----- DATASET EXTRACT

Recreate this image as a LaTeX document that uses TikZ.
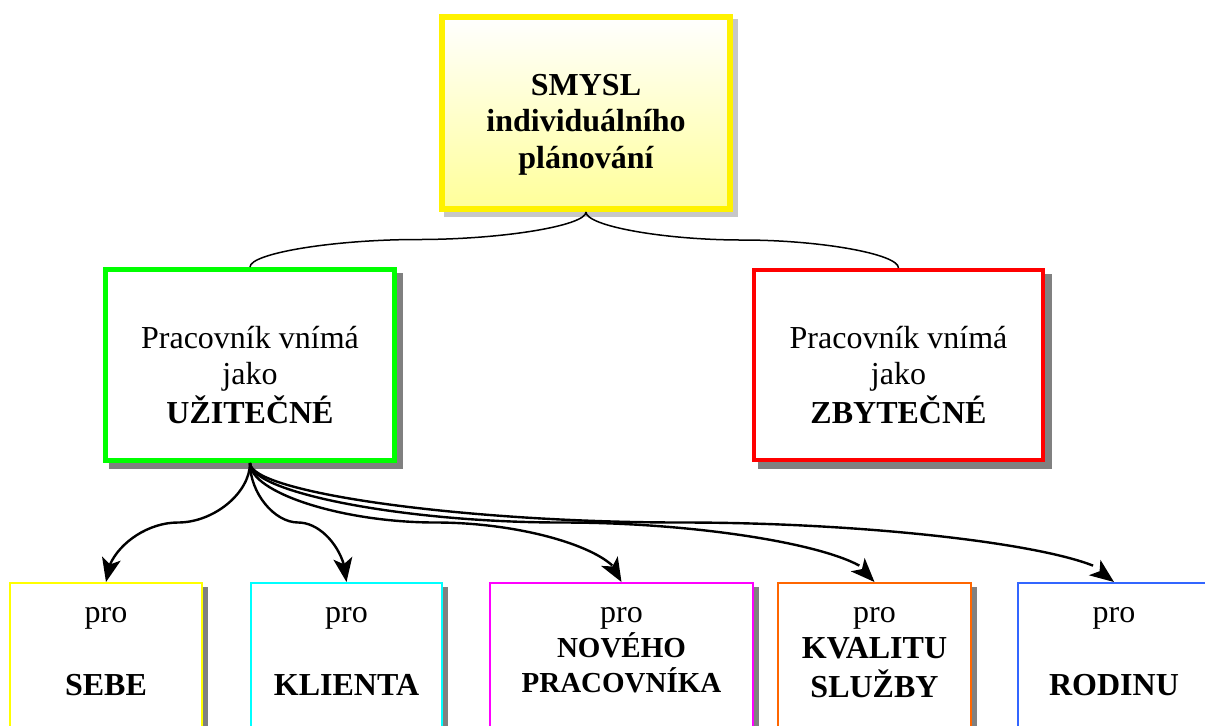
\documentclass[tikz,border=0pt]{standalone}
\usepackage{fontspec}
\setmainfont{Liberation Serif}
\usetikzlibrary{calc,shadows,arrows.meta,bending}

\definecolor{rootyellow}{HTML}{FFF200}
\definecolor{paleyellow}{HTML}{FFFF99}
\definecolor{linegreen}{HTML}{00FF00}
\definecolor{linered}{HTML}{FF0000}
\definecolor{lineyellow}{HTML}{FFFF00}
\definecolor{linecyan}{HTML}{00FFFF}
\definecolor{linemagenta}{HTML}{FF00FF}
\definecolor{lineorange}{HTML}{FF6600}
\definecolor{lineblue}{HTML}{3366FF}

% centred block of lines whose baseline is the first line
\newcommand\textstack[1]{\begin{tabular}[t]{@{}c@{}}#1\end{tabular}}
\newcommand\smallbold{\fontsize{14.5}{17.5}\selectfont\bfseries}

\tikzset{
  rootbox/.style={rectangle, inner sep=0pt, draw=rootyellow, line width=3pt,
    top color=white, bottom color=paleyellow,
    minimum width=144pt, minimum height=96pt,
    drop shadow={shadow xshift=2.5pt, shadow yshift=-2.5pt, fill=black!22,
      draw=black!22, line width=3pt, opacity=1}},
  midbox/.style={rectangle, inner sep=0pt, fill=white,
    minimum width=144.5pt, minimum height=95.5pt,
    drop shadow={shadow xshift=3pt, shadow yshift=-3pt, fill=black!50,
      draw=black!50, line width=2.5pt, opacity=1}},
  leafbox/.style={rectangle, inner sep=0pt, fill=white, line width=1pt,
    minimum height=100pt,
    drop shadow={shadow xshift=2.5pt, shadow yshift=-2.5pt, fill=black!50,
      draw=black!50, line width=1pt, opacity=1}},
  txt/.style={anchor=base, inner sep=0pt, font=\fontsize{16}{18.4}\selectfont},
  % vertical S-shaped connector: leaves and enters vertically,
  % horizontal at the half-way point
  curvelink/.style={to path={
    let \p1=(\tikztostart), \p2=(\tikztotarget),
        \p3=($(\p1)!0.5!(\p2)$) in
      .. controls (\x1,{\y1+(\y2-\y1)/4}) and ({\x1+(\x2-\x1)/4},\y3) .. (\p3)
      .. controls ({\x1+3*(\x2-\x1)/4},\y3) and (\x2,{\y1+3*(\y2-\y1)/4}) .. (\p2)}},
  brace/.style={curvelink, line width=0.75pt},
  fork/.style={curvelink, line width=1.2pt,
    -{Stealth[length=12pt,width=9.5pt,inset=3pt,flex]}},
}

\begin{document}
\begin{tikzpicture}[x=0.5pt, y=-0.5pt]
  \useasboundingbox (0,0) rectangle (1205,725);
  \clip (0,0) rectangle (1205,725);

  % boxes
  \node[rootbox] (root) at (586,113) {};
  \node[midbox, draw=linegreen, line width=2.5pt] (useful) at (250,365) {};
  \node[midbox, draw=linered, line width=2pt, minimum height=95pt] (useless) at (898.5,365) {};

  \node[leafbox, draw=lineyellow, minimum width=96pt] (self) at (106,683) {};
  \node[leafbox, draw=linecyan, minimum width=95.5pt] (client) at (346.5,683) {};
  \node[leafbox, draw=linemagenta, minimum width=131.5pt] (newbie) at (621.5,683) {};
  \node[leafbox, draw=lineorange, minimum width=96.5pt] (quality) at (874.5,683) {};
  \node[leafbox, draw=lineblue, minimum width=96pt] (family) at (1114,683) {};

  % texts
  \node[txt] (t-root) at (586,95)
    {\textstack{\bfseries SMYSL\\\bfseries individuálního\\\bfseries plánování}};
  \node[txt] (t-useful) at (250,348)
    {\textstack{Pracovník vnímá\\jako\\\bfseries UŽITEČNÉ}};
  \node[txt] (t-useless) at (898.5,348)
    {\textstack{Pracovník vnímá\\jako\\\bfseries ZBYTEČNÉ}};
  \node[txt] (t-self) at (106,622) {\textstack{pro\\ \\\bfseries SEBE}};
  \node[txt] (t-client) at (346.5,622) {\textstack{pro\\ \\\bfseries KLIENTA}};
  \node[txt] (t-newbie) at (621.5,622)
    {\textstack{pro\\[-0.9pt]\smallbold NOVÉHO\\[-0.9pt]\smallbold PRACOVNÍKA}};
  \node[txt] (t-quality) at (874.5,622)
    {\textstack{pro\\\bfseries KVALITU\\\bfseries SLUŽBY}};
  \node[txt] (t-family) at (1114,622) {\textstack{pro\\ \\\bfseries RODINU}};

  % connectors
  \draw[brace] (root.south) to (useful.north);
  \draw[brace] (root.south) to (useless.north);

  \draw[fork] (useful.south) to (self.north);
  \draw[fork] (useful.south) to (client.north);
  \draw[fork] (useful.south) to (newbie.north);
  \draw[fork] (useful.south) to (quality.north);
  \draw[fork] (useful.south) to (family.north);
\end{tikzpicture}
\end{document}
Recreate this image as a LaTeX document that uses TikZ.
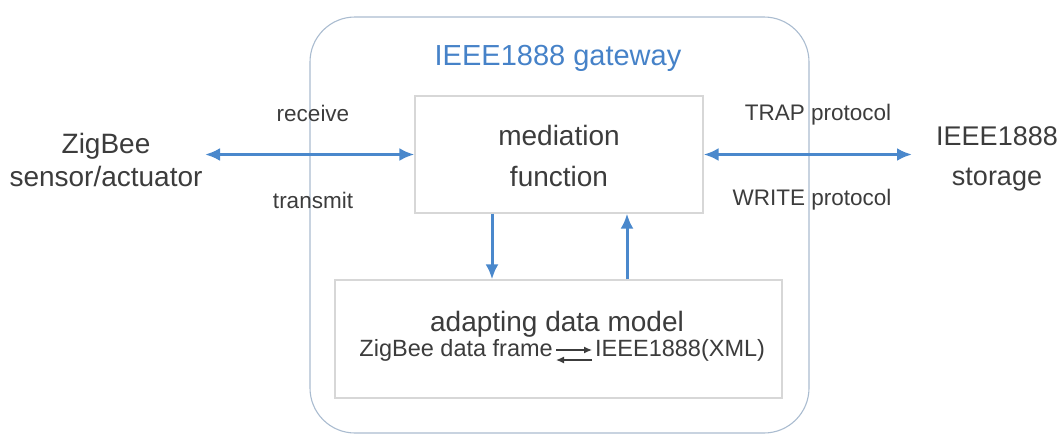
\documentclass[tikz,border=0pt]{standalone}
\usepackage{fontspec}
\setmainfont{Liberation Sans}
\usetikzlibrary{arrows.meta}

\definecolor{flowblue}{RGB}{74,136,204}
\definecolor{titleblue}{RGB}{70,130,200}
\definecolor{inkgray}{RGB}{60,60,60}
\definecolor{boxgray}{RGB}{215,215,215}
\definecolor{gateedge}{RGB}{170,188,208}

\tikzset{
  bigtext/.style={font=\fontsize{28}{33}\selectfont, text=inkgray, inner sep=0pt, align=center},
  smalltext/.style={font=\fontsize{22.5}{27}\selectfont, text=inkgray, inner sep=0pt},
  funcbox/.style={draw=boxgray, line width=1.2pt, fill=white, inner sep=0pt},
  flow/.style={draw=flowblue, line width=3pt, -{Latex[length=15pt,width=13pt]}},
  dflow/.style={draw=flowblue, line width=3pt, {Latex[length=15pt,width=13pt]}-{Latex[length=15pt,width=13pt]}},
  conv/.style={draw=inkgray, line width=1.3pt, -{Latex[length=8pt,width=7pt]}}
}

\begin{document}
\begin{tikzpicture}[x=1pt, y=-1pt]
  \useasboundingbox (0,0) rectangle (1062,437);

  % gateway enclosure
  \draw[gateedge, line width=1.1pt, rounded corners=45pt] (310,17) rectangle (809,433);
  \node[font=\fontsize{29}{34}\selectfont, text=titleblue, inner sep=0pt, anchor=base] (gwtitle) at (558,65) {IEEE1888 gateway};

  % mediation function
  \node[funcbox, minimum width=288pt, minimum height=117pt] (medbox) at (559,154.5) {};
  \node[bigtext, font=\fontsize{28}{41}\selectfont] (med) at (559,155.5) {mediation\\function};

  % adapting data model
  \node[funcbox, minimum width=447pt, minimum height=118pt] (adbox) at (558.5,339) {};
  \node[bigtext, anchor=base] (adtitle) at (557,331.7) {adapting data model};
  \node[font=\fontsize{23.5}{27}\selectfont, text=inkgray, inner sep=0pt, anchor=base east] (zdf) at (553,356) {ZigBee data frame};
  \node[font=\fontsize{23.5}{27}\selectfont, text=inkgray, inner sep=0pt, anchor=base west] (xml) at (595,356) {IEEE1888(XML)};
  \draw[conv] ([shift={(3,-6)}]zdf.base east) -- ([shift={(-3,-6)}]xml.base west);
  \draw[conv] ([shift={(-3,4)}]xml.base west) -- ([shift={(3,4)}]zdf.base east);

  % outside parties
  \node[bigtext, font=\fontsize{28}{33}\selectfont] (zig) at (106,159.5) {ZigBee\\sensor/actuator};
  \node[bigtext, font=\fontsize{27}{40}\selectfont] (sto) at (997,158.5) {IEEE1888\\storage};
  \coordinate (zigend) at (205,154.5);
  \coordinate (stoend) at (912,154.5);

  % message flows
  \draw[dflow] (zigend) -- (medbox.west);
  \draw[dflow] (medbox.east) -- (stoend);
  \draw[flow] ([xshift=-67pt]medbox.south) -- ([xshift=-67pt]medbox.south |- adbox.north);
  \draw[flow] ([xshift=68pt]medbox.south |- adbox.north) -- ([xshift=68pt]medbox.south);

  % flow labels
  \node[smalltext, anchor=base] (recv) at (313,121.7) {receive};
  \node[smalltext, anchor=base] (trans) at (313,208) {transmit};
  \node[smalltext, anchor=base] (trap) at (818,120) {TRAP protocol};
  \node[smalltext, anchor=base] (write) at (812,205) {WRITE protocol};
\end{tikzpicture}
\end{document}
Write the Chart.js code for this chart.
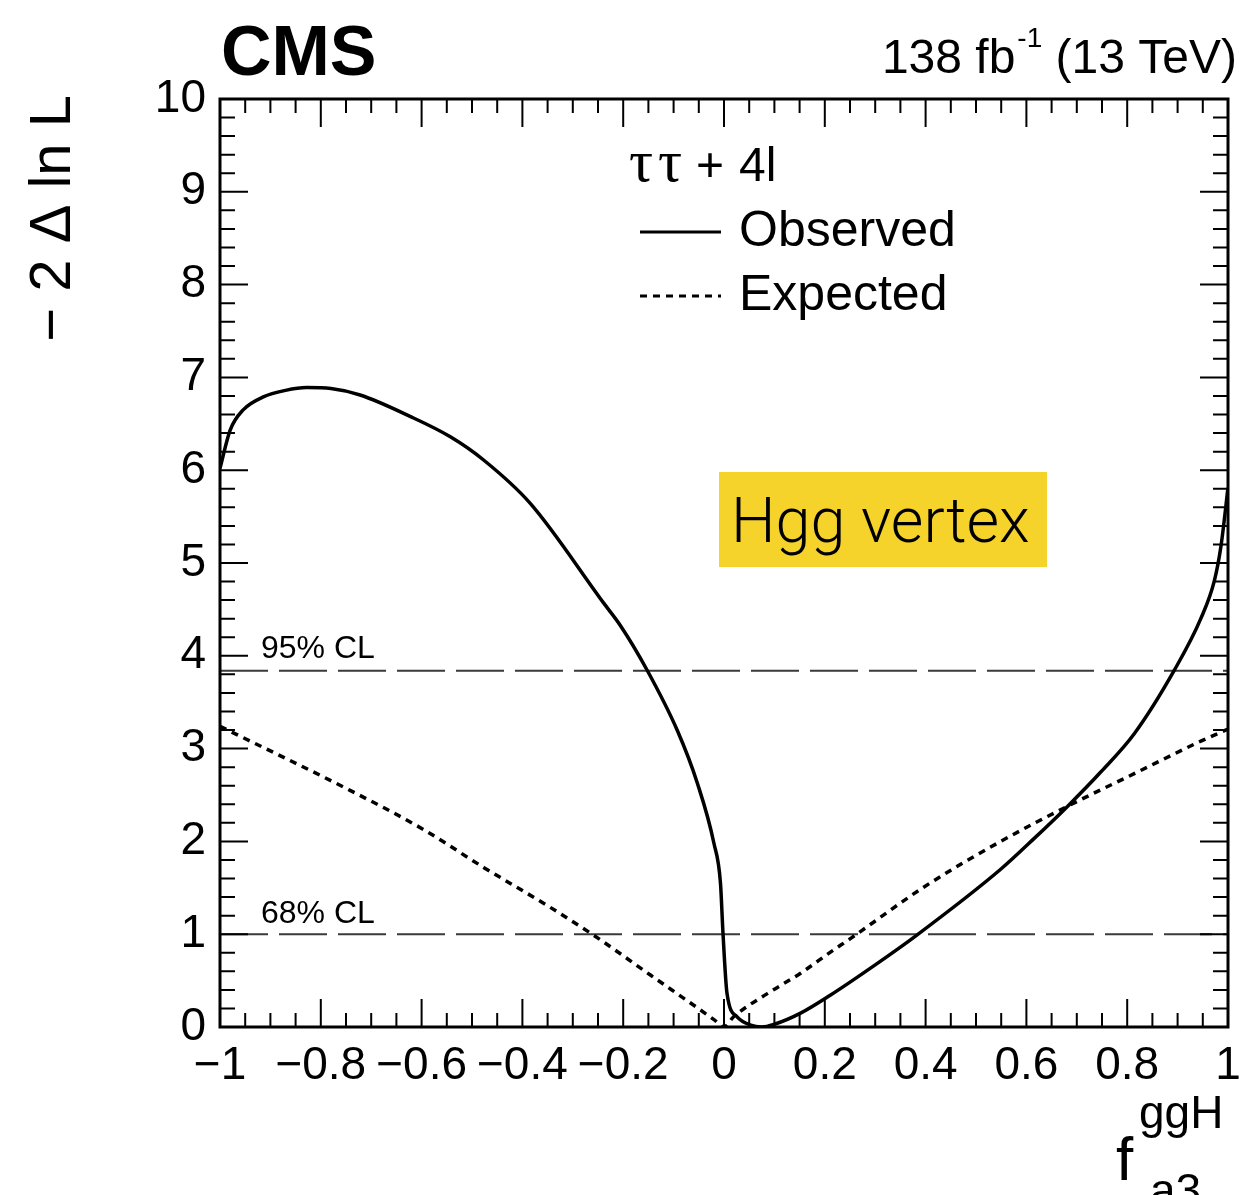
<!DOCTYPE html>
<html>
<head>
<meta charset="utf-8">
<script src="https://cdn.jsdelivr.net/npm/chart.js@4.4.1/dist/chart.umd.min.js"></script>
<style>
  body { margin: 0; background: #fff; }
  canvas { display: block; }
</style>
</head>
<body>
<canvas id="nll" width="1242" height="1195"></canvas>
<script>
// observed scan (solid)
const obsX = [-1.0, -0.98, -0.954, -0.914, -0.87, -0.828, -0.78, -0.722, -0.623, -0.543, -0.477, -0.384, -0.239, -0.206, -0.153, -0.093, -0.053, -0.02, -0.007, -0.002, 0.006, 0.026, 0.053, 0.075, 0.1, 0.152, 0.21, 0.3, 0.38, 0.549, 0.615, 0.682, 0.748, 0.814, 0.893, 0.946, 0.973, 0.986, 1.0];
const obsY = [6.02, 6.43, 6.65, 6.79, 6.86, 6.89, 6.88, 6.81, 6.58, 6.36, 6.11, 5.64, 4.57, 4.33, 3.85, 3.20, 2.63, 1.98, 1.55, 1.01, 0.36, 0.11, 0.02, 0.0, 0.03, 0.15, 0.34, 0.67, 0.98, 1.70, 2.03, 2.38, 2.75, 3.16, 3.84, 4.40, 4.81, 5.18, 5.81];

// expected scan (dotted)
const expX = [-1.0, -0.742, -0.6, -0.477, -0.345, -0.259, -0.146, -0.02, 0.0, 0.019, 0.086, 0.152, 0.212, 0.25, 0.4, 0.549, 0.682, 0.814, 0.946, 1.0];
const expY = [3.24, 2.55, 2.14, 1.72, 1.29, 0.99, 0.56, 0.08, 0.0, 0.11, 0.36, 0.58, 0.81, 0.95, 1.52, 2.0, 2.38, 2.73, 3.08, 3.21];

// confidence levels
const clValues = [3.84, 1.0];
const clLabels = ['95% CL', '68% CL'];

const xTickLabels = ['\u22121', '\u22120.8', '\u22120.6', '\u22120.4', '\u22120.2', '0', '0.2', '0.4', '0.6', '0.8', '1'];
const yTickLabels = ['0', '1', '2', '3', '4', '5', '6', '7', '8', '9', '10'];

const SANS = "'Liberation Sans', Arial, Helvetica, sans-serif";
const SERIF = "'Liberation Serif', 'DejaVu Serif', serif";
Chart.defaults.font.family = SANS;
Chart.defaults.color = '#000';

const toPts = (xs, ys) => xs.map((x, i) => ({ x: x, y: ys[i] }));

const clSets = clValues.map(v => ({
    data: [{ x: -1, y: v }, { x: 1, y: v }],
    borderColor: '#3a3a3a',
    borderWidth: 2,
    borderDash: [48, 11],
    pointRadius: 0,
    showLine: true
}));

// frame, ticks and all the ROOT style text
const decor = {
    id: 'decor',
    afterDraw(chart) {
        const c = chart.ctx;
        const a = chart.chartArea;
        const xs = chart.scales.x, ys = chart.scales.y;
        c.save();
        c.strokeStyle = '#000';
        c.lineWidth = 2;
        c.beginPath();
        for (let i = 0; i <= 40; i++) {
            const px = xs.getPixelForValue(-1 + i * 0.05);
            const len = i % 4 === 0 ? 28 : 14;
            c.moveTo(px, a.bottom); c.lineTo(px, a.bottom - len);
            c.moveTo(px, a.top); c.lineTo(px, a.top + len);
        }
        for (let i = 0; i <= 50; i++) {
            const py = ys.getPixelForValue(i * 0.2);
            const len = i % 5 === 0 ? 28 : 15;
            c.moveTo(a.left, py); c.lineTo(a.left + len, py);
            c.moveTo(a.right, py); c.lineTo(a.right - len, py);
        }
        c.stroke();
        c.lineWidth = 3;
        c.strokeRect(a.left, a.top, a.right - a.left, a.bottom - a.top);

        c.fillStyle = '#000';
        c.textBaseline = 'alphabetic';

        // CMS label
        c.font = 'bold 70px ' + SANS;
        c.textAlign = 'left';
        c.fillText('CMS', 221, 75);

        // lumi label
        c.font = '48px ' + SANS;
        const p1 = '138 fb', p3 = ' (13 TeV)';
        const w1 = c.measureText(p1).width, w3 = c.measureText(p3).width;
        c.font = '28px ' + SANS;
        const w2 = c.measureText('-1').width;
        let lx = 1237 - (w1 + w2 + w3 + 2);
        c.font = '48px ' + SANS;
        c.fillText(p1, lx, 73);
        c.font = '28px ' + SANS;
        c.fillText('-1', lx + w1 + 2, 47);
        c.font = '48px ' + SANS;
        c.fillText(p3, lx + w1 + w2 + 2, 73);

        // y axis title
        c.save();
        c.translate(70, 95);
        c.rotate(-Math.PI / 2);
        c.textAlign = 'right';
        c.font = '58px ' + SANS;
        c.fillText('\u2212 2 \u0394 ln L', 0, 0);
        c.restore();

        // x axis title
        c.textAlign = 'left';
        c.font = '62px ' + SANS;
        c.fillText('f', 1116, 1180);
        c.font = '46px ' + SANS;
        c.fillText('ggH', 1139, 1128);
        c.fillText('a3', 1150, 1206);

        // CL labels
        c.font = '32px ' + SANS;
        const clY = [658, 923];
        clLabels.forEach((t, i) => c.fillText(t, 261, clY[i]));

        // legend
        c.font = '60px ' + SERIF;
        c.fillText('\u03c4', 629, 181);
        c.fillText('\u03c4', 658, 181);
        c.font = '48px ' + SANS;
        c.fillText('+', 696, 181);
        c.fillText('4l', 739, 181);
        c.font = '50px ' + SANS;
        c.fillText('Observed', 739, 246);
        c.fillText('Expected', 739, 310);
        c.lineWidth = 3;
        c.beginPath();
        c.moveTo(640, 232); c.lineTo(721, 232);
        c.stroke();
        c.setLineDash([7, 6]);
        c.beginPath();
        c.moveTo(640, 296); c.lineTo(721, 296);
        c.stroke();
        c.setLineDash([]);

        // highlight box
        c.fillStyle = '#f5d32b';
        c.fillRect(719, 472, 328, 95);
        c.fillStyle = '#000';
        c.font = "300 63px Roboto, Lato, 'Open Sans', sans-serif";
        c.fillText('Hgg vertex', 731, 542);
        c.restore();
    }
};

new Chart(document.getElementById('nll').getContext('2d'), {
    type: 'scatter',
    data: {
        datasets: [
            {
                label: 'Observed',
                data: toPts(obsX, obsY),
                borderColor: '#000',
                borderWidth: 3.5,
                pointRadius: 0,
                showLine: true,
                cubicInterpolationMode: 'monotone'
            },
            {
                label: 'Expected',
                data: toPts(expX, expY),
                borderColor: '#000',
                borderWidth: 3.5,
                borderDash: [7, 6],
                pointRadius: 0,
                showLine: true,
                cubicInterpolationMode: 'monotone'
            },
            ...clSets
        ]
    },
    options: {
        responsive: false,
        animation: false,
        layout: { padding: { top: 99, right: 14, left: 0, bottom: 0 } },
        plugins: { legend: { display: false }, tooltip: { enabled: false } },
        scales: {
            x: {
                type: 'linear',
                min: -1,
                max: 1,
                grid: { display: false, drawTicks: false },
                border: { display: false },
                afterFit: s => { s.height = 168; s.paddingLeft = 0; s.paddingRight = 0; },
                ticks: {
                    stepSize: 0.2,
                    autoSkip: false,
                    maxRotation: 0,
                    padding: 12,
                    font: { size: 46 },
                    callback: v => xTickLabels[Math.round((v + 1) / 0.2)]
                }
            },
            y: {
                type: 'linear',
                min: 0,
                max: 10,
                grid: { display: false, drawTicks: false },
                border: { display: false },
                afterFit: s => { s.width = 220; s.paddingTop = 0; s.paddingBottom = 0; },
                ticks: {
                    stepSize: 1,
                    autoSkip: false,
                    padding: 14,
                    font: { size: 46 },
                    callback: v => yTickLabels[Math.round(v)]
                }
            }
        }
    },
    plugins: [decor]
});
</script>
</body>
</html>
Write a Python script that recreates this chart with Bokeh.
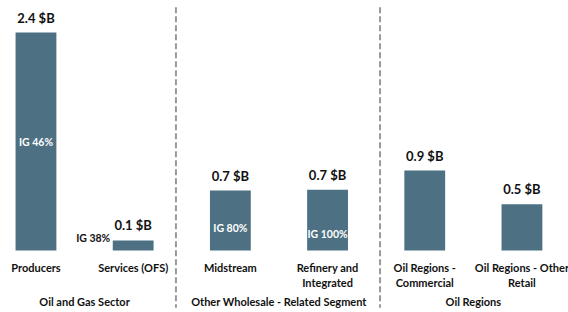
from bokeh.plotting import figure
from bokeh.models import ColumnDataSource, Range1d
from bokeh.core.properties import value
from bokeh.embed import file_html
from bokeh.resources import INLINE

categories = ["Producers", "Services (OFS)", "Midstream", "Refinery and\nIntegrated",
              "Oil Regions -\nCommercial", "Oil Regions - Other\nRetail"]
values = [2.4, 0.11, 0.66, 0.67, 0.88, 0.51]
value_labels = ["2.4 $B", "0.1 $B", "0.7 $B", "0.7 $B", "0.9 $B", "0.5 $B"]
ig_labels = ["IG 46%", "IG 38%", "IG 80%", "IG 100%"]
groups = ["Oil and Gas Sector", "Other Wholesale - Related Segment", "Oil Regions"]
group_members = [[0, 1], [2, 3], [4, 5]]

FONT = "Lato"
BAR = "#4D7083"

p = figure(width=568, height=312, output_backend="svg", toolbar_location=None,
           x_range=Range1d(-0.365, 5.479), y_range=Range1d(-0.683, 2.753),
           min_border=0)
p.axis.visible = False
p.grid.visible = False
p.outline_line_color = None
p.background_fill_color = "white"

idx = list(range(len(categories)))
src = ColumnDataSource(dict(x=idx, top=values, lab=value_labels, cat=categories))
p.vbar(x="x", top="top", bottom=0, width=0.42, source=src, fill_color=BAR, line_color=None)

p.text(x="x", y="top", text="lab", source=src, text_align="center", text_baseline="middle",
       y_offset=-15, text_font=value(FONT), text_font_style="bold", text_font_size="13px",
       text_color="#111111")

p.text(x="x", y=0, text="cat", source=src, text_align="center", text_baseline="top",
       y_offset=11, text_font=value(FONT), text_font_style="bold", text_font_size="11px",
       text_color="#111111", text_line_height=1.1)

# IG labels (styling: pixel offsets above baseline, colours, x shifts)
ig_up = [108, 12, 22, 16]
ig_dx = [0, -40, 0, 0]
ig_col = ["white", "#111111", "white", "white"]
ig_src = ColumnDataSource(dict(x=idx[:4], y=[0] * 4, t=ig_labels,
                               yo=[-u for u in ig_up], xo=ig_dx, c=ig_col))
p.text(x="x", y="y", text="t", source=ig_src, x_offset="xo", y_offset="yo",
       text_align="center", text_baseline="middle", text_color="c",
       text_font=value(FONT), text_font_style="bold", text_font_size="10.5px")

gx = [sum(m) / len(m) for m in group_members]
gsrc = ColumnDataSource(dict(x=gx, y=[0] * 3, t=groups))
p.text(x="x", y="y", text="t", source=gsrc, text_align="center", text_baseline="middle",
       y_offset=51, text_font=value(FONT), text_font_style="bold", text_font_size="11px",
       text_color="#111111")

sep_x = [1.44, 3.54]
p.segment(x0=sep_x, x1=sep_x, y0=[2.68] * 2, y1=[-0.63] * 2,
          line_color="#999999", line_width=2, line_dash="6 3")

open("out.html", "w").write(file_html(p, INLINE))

----------

DIRECTION »
In the entries above, count every line containing the word "this". Write only the total.

TASK RESPONSE »
4